This review originally appeared in Shelf Awareness for Readers and is reprinted here with permission.
South African author Sarah Lotz’s The Three begins on January 12 in 2012—later known as Black Thursday—when four airplanes crash in four different parts of the world, leaving only one child alive from each flight, except for the one that crashes in Africa. The survivors are dubbed The Three in the media, which goes wild with conspiracy theories about how these children survived such devastation.
In the aftermath, the questions become more about how and why they survived and then what they are, for relatives of the children notice they’re not quite the same as they were before the crash. Unexplainable things start happening around them—some good things, some benign, and some creeeepy. Are these children miracles, harbingers of End Times, aliens, or simply traumatized innocents being hounded by the media and gullible masses?
The story is presented as a book within a book, a journalist’s nonfiction tome called Black Thursday: From Crash to Conspiracy that includes interviews and conversations with people connected to the crashes. Lotz writes convincingly in the different voices of the interviewees, men and women of different ethnicities, regions, and walks of life. The sense of dread builds as characters’ paranoia mounts, and some plot twists are shocking. The coincidence of this novel coming so soon after the real-life disappearance of Malaysia Airlines Flight MH370 only adds to the eeriness. The ending may be frustratingly ambiguous for some, but this epic tale shouldn’t be missed. Just don’t read it on a plane.
Nerd verdict: Engrossing Three
Read also my interview with Sarah Lotz here.
Giveaway: The good people at Little, Brown are allowing me to give away one copy of this book to a PCN reader. To enter, leave a comment answering this question: What was the last unexplainable thing that happened to you? As usual, lies are accepted. Got to keep entries interesting, right? US/Canada only.
Giveaway ends next Tuesday, June 3, at 9 p.m. PST. Winner will be randomly selected and have 48 hours to claim prize. Good luck!
5 Comments
Lauren
May 27, 2014 at 9:08 amFunny you ask this question, because I almost texted you when it happened and emailed you about it later. It freaked me out and I’m not often freaked out. But I also thought it made me sound crazy, so just shut my gob. Who’d have thunk it would come in handy in a giveaway?
So I’m heading out on a walk with Hank, connected to my iPhone so I can listen to my audiobook. Earbud cord got stuck on bottom of jacket, so I ran my hand from my ear to the bottom of my jacket, near my side pocket, to loosen it.
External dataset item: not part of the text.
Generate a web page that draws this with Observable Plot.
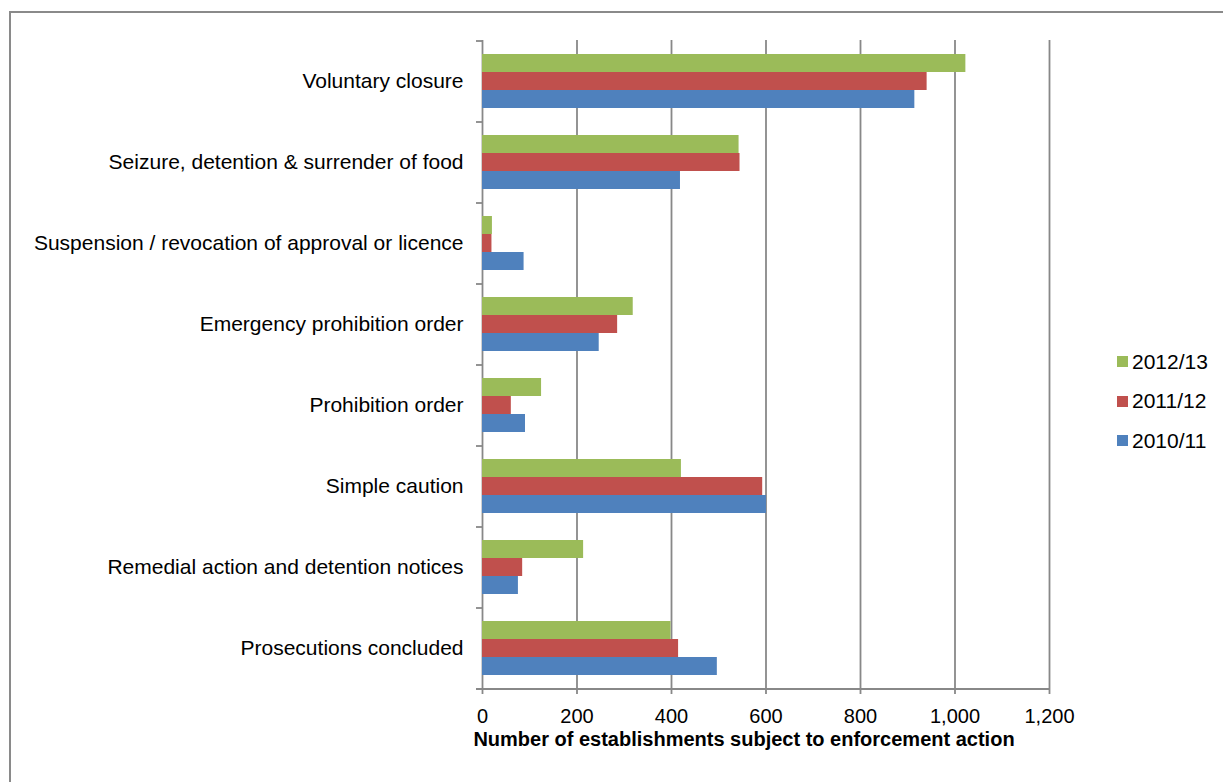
<!DOCTYPE html>
<html>
<head>
<meta charset="utf-8">
<script src="https://cdn.jsdelivr.net/npm/d3@7"></script>
<script src="https://cdn.jsdelivr.net/npm/@observablehq/plot@0.6"></script>
<style>
  html, body { margin: 0; padding: 0; background: #fff; overflow: hidden; }
  body { width: 1223px; height: 782px; position: relative; font-family: "Liberation Sans", Arial, sans-serif; }
  #border { position: absolute; left: 9px; top: 11px; width: 1400px; height: 1000px; border: 2px solid #8a8a8a; box-sizing: border-box; }
  #chart { position: absolute; left: 0; top: 0; }
  #xtitle { position: absolute; left: 444px; width: 600px; top: 728px; line-height: 23px; text-align: center; font-weight: bold; font-size: 20px; color: #000; white-space: nowrap; }
  #legend { position: absolute; left: 1117px; top: 342px; font-size: 21px; color: #000; }
  #legend .row { display: flex; align-items: center; height: 39.5px; }
  #legend .sw { width: 11px; height: 11px; margin-right: 4px; }
</style>
</head>
<body>
<div id="border"></div>
<div id="chart"></div>
<div id="xtitle">Number of establishments subject to enforcement action</div>
<div id="legend"></div>
<script>
const categories = [
  "Voluntary closure",
  "Seizure, detention & surrender of food",
  "Suspension / revocation of approval or licence",
  "Emergency prohibition order",
  "Prohibition order",
  "Simple caution",
  "Remedial action and detention notices",
  "Prosecutions concluded"
];
const seriesNames = ["2012/13", "2011/12", "2010/11"];
const values2012 = [1023, 543, 21, 319, 125, 421, 214, 399];
const values2011 = [941, 545, 20, 286, 61, 593, 85, 415];
const values2010 = [915, 419, 88, 247, 91, 601, 76, 497];
const seriesColors = ["#9BBB59", "#C0504D", "#4F81BD"];
const xTicks = [0, 200, 400, 600, 800, 1000, 1200];

const seriesValues = [values2012, values2011, values2010];
const rows = [];
categories.forEach((c, i) => {
  seriesNames.forEach((s, j) => rows.push({category: c, series: s, value: seriesValues[j][i]}));
});

const gridColor = "#888888";

const plot = Plot.plot({
  width: 1223,
  height: 782,
  marginLeft: 482,
  marginRight: 174,
  marginTop: 40,
  marginBottom: 94,
  style: {fontFamily: "'Liberation Sans', Arial, sans-serif", fontSize: "20px", color: "#000", background: "transparent"},
  x: {domain: [0, 1200], axis: null},
  y: {domain: seriesNames, paddingInner: 0, paddingOuter: 0.75, axis: null},
  fy: {domain: categories, padding: 0, axis: null},
  color: {domain: seriesNames, range: seriesColors},
  marks: [
    Plot.ruleX(xTicks, {stroke: gridColor, strokeWidth: 1.8}),
    Plot.barX(rows, {fy: "category", y: "series", x: "value", fill: "series"}),
    // category separator ticks at the top of each band
    Plot.ruleY(categories, {fy: d => d, y: () => seriesNames[0], x1: 0, x2: 0, insetLeft: -6, dy: -22.5, stroke: gridColor, strokeWidth: 1.8}),
    // bottom axis line
    Plot.ruleY([categories[categories.length - 1]], {fy: d => d, y: () => seriesNames[2], x1: 0, x2: 1200, insetLeft: -6, dy: 22.5, stroke: gridColor, strokeWidth: 1.8}),
    Plot.axisFy({anchor: "left", tickSize: 0, tickPadding: 19, fontSize: 21, label: null}),
    Plot.axisX({anchor: "bottom", ticks: xTicks, tickFormat: d3.format(","), tickSize: 6, tickPadding: 14, fontSize: 20, stroke: gridColor, strokeWidth: 1.8, label: null})
  ]
});
document.getElementById("chart").appendChild(plot);

const legend = document.getElementById("legend");
seriesNames.forEach((s, j) => {
  const row = document.createElement("div");
  row.className = "row";
  const sw = document.createElement("div");
  sw.className = "sw";
  sw.style.background = seriesColors[j];
  const t = document.createElement("span");
  t.textContent = s;
  row.appendChild(sw);
  row.appendChild(t);
  legend.appendChild(row);
});
</script>
</body>
</html>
At that exact moment, I felt a finger run the entire length of my butt, like someone had come up behind me and ran their finger down my right cheek. I immediately whirled around, expecting to see someone I know playing a joke on me. NO ONE WAS THERE. I repeated the motion I had made to loosen my cord, repeated every motion I could think of for several minutes and could not even come close to reproducing the touch sensation I’d felt.
I can only conclude the forces of evil are reaching out from hell to seek my company before my time.
Pop Culture Nerd
May 27, 2014 at 9:22 amHow could you NOT have told me about a ghost groping?! That is creepy in more ways than one.
Anita Yancey
May 30, 2014 at 5:18 amThe last thing that happened to me was about three weeks after my mother-in-law passed away. I was home alone and I heard noises coming from our laundry room that sounded like someone was tearing it apart. When I went into the room it stopped and nothing was out of place. It happened again a week later with the same results. I honestly think it was her trying to let me know that she was there and alright. It definitely sounds like her style.
techeditor
June 2, 2014 at 4:38 amThe last unexplainable thing that happened to me:
Last week I was about to make a U-turn onto a busy street. A semitrailer truck pulled up in the lane next to me. There is room for both of us there, but he didn’t make his turn wide enough. The semitrailer hit the passenger side of my car.
That part is explainable. But the unexplainable part is that the driver of the semitrailer told the policeman it was my fault, so no one got a ticket and his insurance company won’t pay me my deductasble. How could the policeman have thought that this might have been my fault?
techeditor
June 2, 2014 at 4:51 amOr do you want something spooky? How about this:
When that semitrailer I mention in the comment above hit my car, the car was totaled and I was crushed. By the time the ambulance arrived, I was dead. But when a paramedic tried to revive me, I came back to life. Although I have no memory of the afterlife, all wittnesses insist this is true.